Repeat the records verbatim and leave the pictures out of your copy.

### The data
════════════════

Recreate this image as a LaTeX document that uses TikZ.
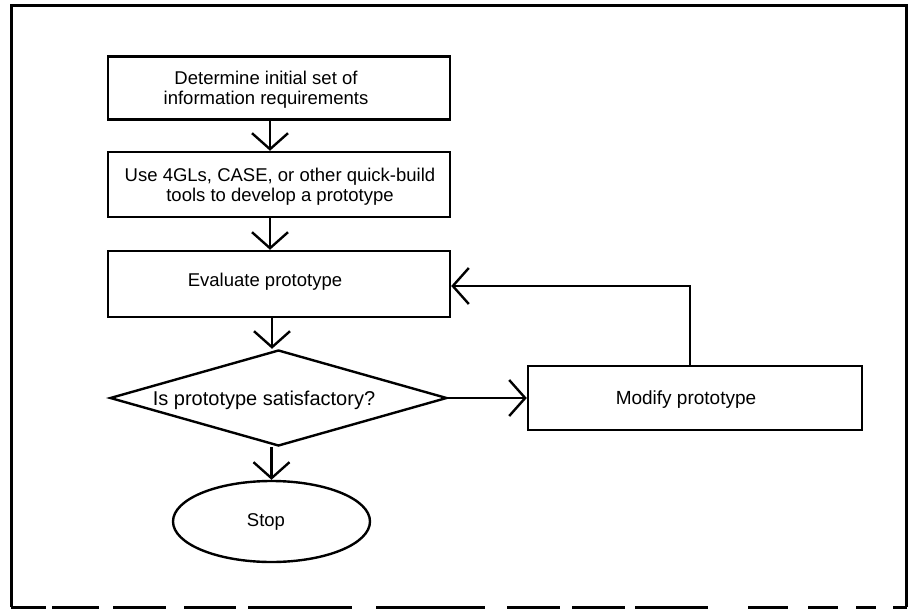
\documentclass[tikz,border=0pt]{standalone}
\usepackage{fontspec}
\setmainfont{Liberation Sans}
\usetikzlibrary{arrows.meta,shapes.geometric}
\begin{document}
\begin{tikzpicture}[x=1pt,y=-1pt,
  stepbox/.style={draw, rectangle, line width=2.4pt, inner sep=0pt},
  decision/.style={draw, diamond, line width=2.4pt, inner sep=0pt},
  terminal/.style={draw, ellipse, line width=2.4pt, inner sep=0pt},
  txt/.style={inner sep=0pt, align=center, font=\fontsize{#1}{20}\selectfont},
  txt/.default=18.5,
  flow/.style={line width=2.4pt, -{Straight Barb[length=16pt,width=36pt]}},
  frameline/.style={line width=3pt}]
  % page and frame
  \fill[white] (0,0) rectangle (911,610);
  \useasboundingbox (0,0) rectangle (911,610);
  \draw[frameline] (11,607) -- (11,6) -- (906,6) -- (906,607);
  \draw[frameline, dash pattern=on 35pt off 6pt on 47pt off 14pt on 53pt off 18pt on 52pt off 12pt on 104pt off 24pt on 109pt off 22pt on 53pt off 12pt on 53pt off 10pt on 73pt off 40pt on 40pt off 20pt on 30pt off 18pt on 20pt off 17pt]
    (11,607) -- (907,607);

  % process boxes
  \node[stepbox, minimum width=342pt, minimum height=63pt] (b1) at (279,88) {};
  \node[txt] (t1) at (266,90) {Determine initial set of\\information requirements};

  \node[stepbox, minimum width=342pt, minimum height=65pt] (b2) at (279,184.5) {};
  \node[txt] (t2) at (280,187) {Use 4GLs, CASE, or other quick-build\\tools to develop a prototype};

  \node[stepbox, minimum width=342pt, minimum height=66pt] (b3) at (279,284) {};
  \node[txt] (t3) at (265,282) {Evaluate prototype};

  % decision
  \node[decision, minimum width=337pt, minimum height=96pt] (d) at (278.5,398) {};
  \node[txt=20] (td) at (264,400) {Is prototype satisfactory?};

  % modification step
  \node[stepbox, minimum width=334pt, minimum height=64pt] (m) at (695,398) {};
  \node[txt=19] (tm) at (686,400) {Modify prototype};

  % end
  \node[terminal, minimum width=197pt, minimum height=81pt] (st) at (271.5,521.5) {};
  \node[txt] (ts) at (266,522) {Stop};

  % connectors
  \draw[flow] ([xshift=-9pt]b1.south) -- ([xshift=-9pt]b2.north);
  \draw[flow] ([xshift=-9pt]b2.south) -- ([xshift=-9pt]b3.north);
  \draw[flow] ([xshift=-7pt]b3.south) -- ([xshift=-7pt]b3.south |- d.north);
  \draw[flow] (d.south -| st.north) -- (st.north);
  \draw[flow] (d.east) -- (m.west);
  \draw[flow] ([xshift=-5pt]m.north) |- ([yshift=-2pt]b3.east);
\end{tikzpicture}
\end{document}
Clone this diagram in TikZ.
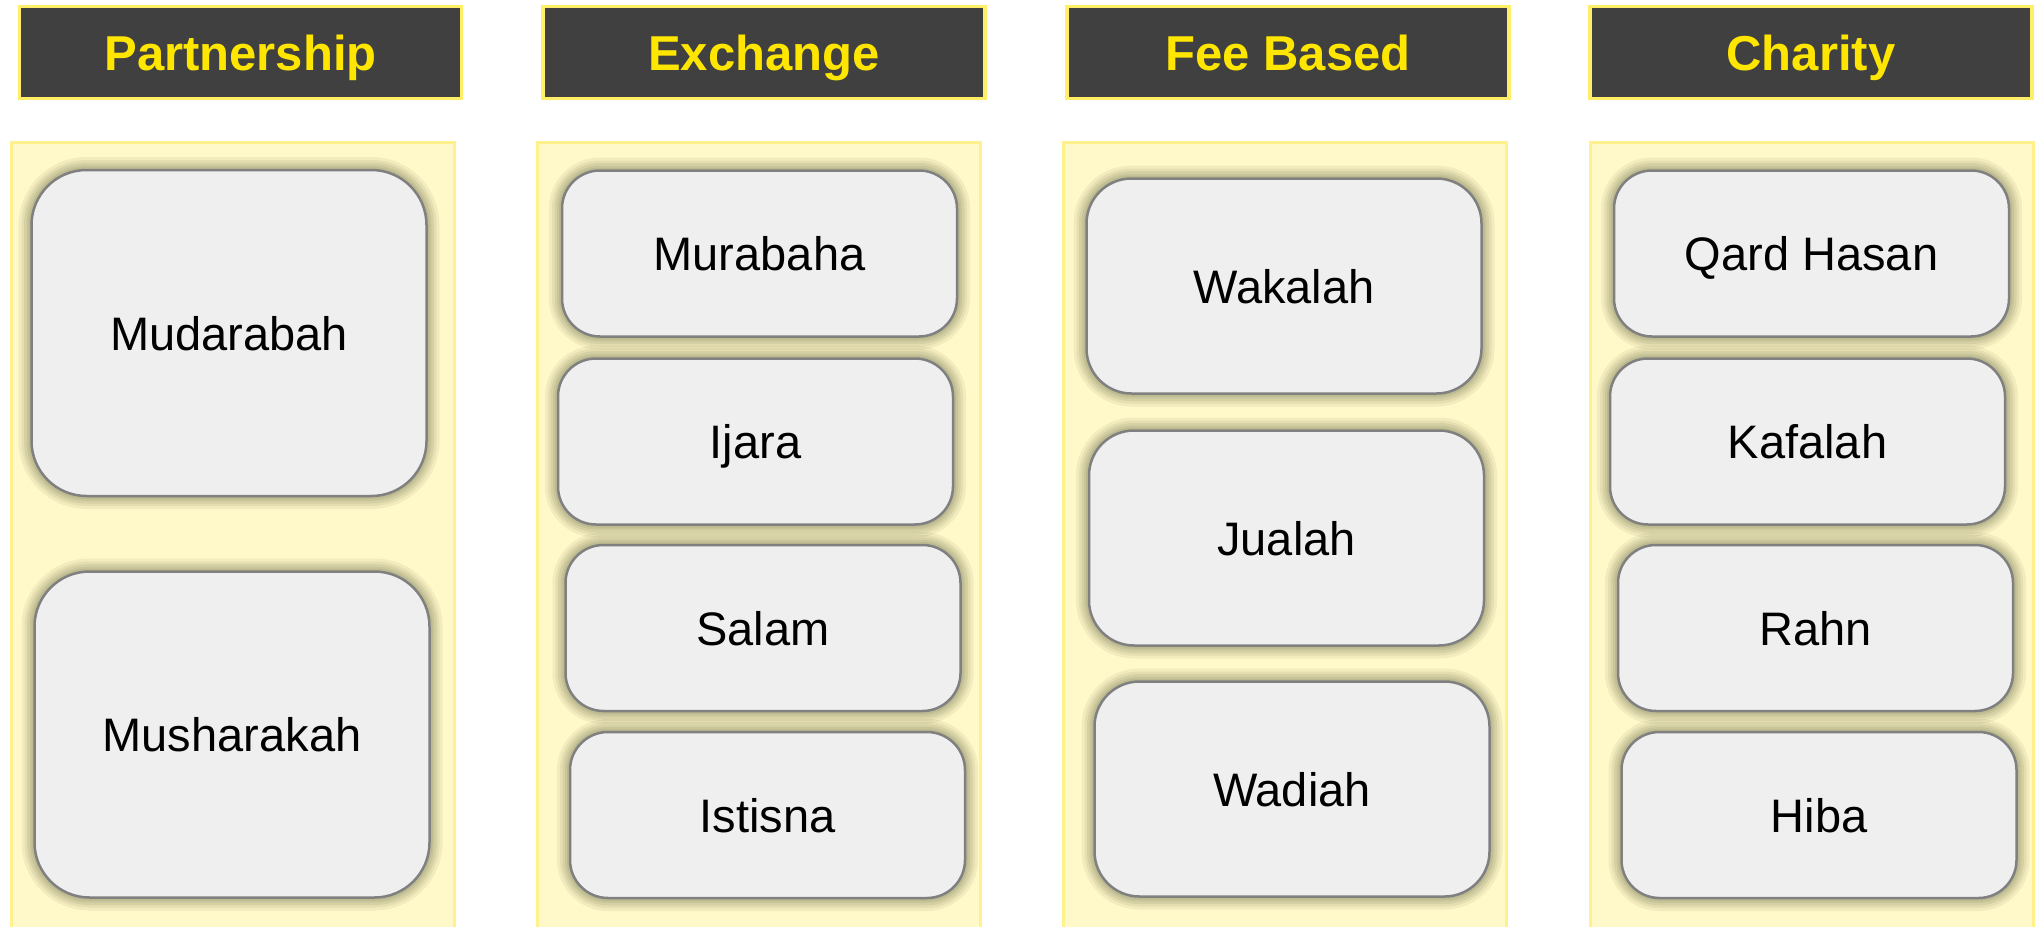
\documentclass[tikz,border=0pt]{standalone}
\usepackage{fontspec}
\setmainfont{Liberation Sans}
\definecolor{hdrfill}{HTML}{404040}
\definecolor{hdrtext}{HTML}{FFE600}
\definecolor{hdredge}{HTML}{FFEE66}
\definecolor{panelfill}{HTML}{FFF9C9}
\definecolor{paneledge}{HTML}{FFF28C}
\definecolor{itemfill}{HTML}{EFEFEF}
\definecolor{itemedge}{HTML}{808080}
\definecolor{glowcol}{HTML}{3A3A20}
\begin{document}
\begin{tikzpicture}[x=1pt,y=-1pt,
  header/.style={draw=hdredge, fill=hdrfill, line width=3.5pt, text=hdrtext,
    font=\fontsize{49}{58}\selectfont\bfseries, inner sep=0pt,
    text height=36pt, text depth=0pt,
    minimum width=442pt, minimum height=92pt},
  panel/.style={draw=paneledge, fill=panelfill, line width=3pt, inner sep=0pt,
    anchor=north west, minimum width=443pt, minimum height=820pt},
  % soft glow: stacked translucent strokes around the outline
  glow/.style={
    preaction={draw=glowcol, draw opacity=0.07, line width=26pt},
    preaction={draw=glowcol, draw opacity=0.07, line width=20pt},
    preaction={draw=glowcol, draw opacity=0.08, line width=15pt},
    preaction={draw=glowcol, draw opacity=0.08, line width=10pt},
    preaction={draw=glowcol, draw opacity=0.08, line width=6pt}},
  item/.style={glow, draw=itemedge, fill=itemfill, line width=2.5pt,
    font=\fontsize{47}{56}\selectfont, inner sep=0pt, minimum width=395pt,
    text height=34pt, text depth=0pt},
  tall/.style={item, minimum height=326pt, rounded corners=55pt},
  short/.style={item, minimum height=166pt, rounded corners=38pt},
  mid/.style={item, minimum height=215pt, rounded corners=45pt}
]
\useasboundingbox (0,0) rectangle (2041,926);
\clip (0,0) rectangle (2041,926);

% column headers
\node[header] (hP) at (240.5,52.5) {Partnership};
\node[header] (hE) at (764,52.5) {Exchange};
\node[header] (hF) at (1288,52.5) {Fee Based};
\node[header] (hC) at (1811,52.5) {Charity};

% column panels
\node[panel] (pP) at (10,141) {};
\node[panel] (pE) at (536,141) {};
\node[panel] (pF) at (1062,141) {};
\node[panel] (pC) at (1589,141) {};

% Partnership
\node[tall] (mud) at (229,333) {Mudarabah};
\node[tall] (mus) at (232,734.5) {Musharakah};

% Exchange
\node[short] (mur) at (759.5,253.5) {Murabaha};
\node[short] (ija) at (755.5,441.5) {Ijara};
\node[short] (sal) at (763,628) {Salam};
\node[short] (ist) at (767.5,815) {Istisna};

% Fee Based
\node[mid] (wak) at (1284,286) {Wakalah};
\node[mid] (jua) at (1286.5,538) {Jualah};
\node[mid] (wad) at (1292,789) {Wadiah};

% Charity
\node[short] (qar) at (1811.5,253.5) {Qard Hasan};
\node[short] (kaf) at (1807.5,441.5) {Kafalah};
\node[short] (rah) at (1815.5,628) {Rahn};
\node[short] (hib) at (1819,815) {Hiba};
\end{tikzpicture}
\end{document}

════════════════

### Output of the exercise
Recreate this image as a LaTeX document that uses TikZ.
\documentclass[tikz,border=0pt]{standalone}
\usepackage{fontspec}
\setmainfont{Liberation Sans}
\usetikzlibrary{arrows.meta,shapes.geometric}
\begin{document}
\begin{tikzpicture}[x=1pt,y=-1pt,
  stepbox/.style={draw, rectangle, line width=2.4pt, inner sep=0pt},
  decision/.style={draw, diamond, line width=2.4pt, inner sep=0pt},
  terminal/.style={draw, ellipse, line width=2.4pt, inner sep=0pt},
  txt/.style={inner sep=0pt, align=center, font=\fontsize{#1}{20}\selectfont},
  txt/.default=18.5,
  flow/.style={line width=2.4pt, -{Straight Barb[length=16pt,width=36pt]}},
  frameline/.style={line width=3pt}]
  % page and frame
  \fill[white] (0,0) rectangle (911,610);
  \useasboundingbox (0,0) rectangle (911,610);
  \draw[frameline] (11,607) -- (11,6) -- (906,6) -- (906,607);
  \draw[frameline, dash pattern=on 35pt off 6pt on 47pt off 14pt on 53pt off 18pt on 52pt off 12pt on 104pt off 24pt on 109pt off 22pt on 53pt off 12pt on 53pt off 10pt on 73pt off 40pt on 40pt off 20pt on 30pt off 18pt on 20pt off 17pt]
    (11,607) -- (907,607);

  % process boxes
  \node[stepbox, minimum width=342pt, minimum height=63pt] (b1) at (279,88) {};
  \node[txt] (t1) at (266,90) {Determine initial set of\\information requirements};

  \node[stepbox, minimum width=342pt, minimum height=65pt] (b2) at (279,184.5) {};
  \node[txt] (t2) at (280,187) {Use 4GLs, CASE, or other quick-build\\tools to develop a prototype};

  \node[stepbox, minimum width=342pt, minimum height=66pt] (b3) at (279,284) {};
  \node[txt] (t3) at (265,282) {Evaluate prototype};

  % decision
  \node[decision, minimum width=337pt, minimum height=96pt] (d) at (278.5,398) {};
  \node[txt=20] (td) at (264,400) {Is prototype satisfactory?};

  % modification step
  \node[stepbox, minimum width=334pt, minimum height=64pt] (m) at (695,398) {};
  \node[txt=19] (tm) at (686,400) {Modify prototype};

  % end
  \node[terminal, minimum width=197pt, minimum height=81pt] (st) at (271.5,521.5) {};
  \node[txt] (ts) at (266,522) {Stop};

  % connectors
  \draw[flow] ([xshift=-9pt]b1.south) -- ([xshift=-9pt]b2.north);
  \draw[flow] ([xshift=-9pt]b2.south) -- ([xshift=-9pt]b3.north);
  \draw[flow] ([xshift=-7pt]b3.south) -- ([xshift=-7pt]b3.south |- d.north);
  \draw[flow] (d.south -| st.north) -- (st.north);
  \draw[flow] (d.east) -- (m.west);
  \draw[flow] ([xshift=-5pt]m.north) |- ([yshift=-2pt]b3.east);
\end{tikzpicture}
\end{document}
Clone this diagram in TikZ.
\documentclass[tikz,border=0pt]{standalone}
\usepackage{fontspec}
\setmainfont{Liberation Sans}
\definecolor{hdrfill}{HTML}{404040}
\definecolor{hdrtext}{HTML}{FFE600}
\definecolor{hdredge}{HTML}{FFEE66}
\definecolor{panelfill}{HTML}{FFF9C9}
\definecolor{paneledge}{HTML}{FFF28C}
\definecolor{itemfill}{HTML}{EFEFEF}
\definecolor{itemedge}{HTML}{808080}
\definecolor{glowcol}{HTML}{3A3A20}
\begin{document}
\begin{tikzpicture}[x=1pt,y=-1pt,
  header/.style={draw=hdredge, fill=hdrfill, line width=3.5pt, text=hdrtext,
    font=\fontsize{49}{58}\selectfont\bfseries, inner sep=0pt,
    text height=36pt, text depth=0pt,
    minimum width=442pt, minimum height=92pt},
  panel/.style={draw=paneledge, fill=panelfill, line width=3pt, inner sep=0pt,
    anchor=north west, minimum width=443pt, minimum height=820pt},
  % soft glow: stacked translucent strokes around the outline
  glow/.style={
    preaction={draw=glowcol, draw opacity=0.07, line width=26pt},
    preaction={draw=glowcol, draw opacity=0.07, line width=20pt},
    preaction={draw=glowcol, draw opacity=0.08, line width=15pt},
    preaction={draw=glowcol, draw opacity=0.08, line width=10pt},
    preaction={draw=glowcol, draw opacity=0.08, line width=6pt}},
  item/.style={glow, draw=itemedge, fill=itemfill, line width=2.5pt,
    font=\fontsize{47}{56}\selectfont, inner sep=0pt, minimum width=395pt,
    text height=34pt, text depth=0pt},
  tall/.style={item, minimum height=326pt, rounded corners=55pt},
  short/.style={item, minimum height=166pt, rounded corners=38pt},
  mid/.style={item, minimum height=215pt, rounded corners=45pt}
]
\useasboundingbox (0,0) rectangle (2041,926);
\clip (0,0) rectangle (2041,926);

% column headers
\node[header] (hP) at (240.5,52.5) {Partnership};
\node[header] (hE) at (764,52.5) {Exchange};
\node[header] (hF) at (1288,52.5) {Fee Based};
\node[header] (hC) at (1811,52.5) {Charity};

% column panels
\node[panel] (pP) at (10,141) {};
\node[panel] (pE) at (536,141) {};
\node[panel] (pF) at (1062,141) {};
\node[panel] (pC) at (1589,141) {};

% Partnership
\node[tall] (mud) at (229,333) {Mudarabah};
\node[tall] (mus) at (232,734.5) {Musharakah};

% Exchange
\node[short] (mur) at (759.5,253.5) {Murabaha};
\node[short] (ija) at (755.5,441.5) {Ijara};
\node[short] (sal) at (763,628) {Salam};
\node[short] (ist) at (767.5,815) {Istisna};

% Fee Based
\node[mid] (wak) at (1284,286) {Wakalah};
\node[mid] (jua) at (1286.5,538) {Jualah};
\node[mid] (wad) at (1292,789) {Wadiah};

% Charity
\node[short] (qar) at (1811.5,253.5) {Qard Hasan};
\node[short] (kaf) at (1807.5,441.5) {Kafalah};
\node[short] (rah) at (1815.5,628) {Rahn};
\node[short] (hib) at (1819,815) {Hiba};
\end{tikzpicture}
\end{document}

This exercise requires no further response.